Best Practices for Accurate Inputs
- Use gain measured at the actual operating frequency.
- Confirm whether the manufacturer states gain in dBi rather than dBd or another reference.
- Measure the real illuminated aperture, not just the mounting frame.
- For circular dishes, enter true reflector diameter.
- For rectangular apertures, use internal effective opening dimensions if the active aperture differs from overall housing size.
- Check unit conversions carefully, especially when switching between millimeters and meters.

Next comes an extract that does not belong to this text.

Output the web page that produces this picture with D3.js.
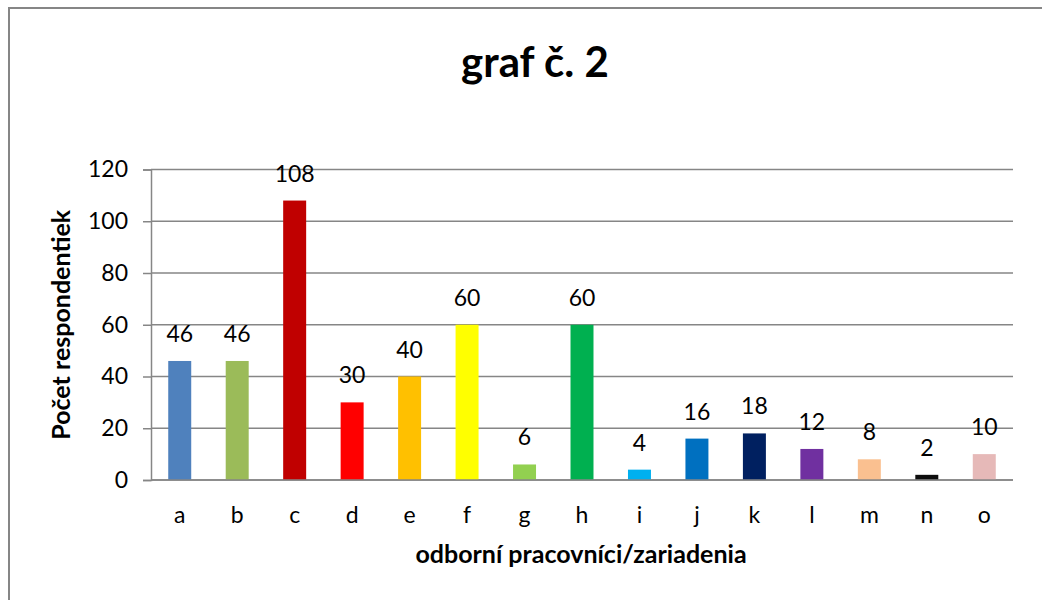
<!DOCTYPE html>
<html>
<head>
<meta charset="utf-8">
<script src="https://cdn.jsdelivr.net/npm/d3@7"></script>
<style>
  html, body { margin: 0; padding: 0; background: #fff; }
  svg { display: block; font-family: Lato, "Open Sans", sans-serif; }
</style>
</head>
<body>
<div id="chart"></div>
<script>
// graf č. 2 — počet respondentiek podľa odborných pracovníkov/zariadení
const categories = ['a', 'b', 'c', 'd', 'e', 'f', 'g', 'h', 'i', 'j', 'k', 'l', 'm', 'n', 'o']
const values = [46, 46, 108, 30, 40, 60, 6, 60, 4, 16, 18, 12, 8, 2, 10]
const barColors = ['#4F81BD', '#9BBB59', '#C00000', '#FF0000', '#FFC000', '#FFFF00', '#92D050', '#00B050',
  '#00B0F0', '#0070C0', '#002060', '#7030A0', '#FAC090', '#0D0D0D', '#E6B9B8']
const yTicks = [0, 20, 40, 60, 80, 100, 120]

const width = 1042
const height = 600
const plot = { left: 151, right: 1013, top: 169.5, bottom: 480 }
const gridColor = '#868686'
const labelSize = 23

const svg = d3.select('#chart').append('svg')
  .attr('width', width).attr('height', height)

// outer chart frame (only top and left edges fall inside the picture)
svg.append('rect')
  .attr('x', 9).attr('y', 8)
  .attr('width', width + 20).attr('height', height + 20)
  .attr('fill', 'none').attr('stroke', gridColor).attr('stroke-width', 2)

const x = d3.scaleBand()
  .domain(categories)
  .range([plot.left, plot.right])
  .paddingInner(0.6)
  .paddingOuter(0.3)

const y = d3.scaleLinear()
  .domain([0, 120])
  .range([plot.bottom, plot.top])

// horizontal gridlines
svg.append('g')
  .selectAll('line')
  .data(yTicks)
  .join('line')
  .attr('x1', plot.left).attr('x2', plot.right)
  .attr('y1', d => y(d)).attr('y2', d => y(d))
  .attr('stroke', gridColor).attr('stroke-width', 1.5)

// y axis
const yAxis = svg.append('g')
  .attr('transform', `translate(${plot.left},0)`)
  .call(d3.axisLeft(y).tickValues(yTicks).tickSize(8).tickPadding(15))
yAxis.select('.domain').attr('stroke', gridColor).attr('stroke-width', 1.5)
yAxis.selectAll('.tick line').attr('stroke', gridColor).attr('stroke-width', 1.5)
yAxis.selectAll('.tick text')
  .attr('fill', '#000').attr('font-size', labelSize).attr('font-family', 'Lato, sans-serif')

// x axis (labels only, no ticks)
const xAxis = svg.append('g')
  .attr('transform', `translate(0,${plot.bottom})`)
  .call(d3.axisBottom(x).tickSize(0).tickPadding(27))
xAxis.select('.domain').remove()
xAxis.selectAll('.tick text')
  .attr('fill', '#000').attr('font-size', labelSize).attr('font-family', 'Lato, sans-serif')

// bars
svg.append('g')
  .selectAll('rect')
  .data(values)
  .join('rect')
  .attr('x', (d, i) => x(categories[i]))
  .attr('width', x.bandwidth())
  .attr('y', d => y(d))
  .attr('height', d => y(0) - y(d))
  .attr('fill', (d, i) => barColors[i])

// baseline drawn over bars
svg.append('line')
  .attr('x1', plot.left).attr('x2', plot.right)
  .attr('y1', y(0)).attr('y2', y(0))
  .attr('stroke', gridColor).attr('stroke-width', 1.5)

// value labels
svg.append('g')
  .selectAll('text')
  .data(values)
  .join('text')
  .attr('x', (d, i) => x(categories[i]) + x.bandwidth() / 2)
  .attr('y', d => y(d) - 19)
  .attr('text-anchor', 'middle')
  .attr('font-size', labelSize)
  .attr('fill', '#000')
  .text(d => d)

// title
svg.append('text')
  .attr('x', 535).attr('y', 77)
  .attr('text-anchor', 'middle')
  .attr('font-size', 42).attr('font-weight', 700)
  .text('graf č. 2')

// axis titles
svg.append('text')
  .attr('x', (plot.left + plot.right) / 2 - 1).attr('y', 563)
  .attr('text-anchor', 'middle')
  .attr('font-size', 25).attr('font-weight', 700)
  .text('odborní pracovníci/zariadenia')

svg.append('text')
  .attr('transform', `translate(70,${(plot.top + plot.bottom) / 2}) rotate(-90)`)
  .attr('text-anchor', 'middle')
  .attr('font-size', 25).attr('font-weight', 700)
  .text('Počet respondentiek')
</script>
</body>
</html>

Where to Learn More from Authoritative Sources
For deeper study, consult authoritative technical and regulatory references. Useful starting points include the NASA engineering resources for high-gain communications concepts, the Federal Communications Commission for antenna and spectrum-related regulatory material, and the National Institute of Standards and Technology for measurement science and RF metrology guidance. These sources support the broader engineering framework around antenna performance, calibration, and system design.
Final Takeaway
An antenna efficiency calculator gives you a fast, engineering-relevant view of how effectively physical antenna area is being converted into useful electromagnetic performance. It connects geometry, gain, and frequency in a way that instantly exposes unrealistic assumptions and helps compare designs on a common basis. Whether you are sizing a satellite terminal, validating a microwave aperture, or teaching aperture theory, this calculation is one of the most practical tools in RF analysis. Use it early in design, again during specification review, and finally during field validation to ensure the antenna in service is delivering the performance your system budget expects.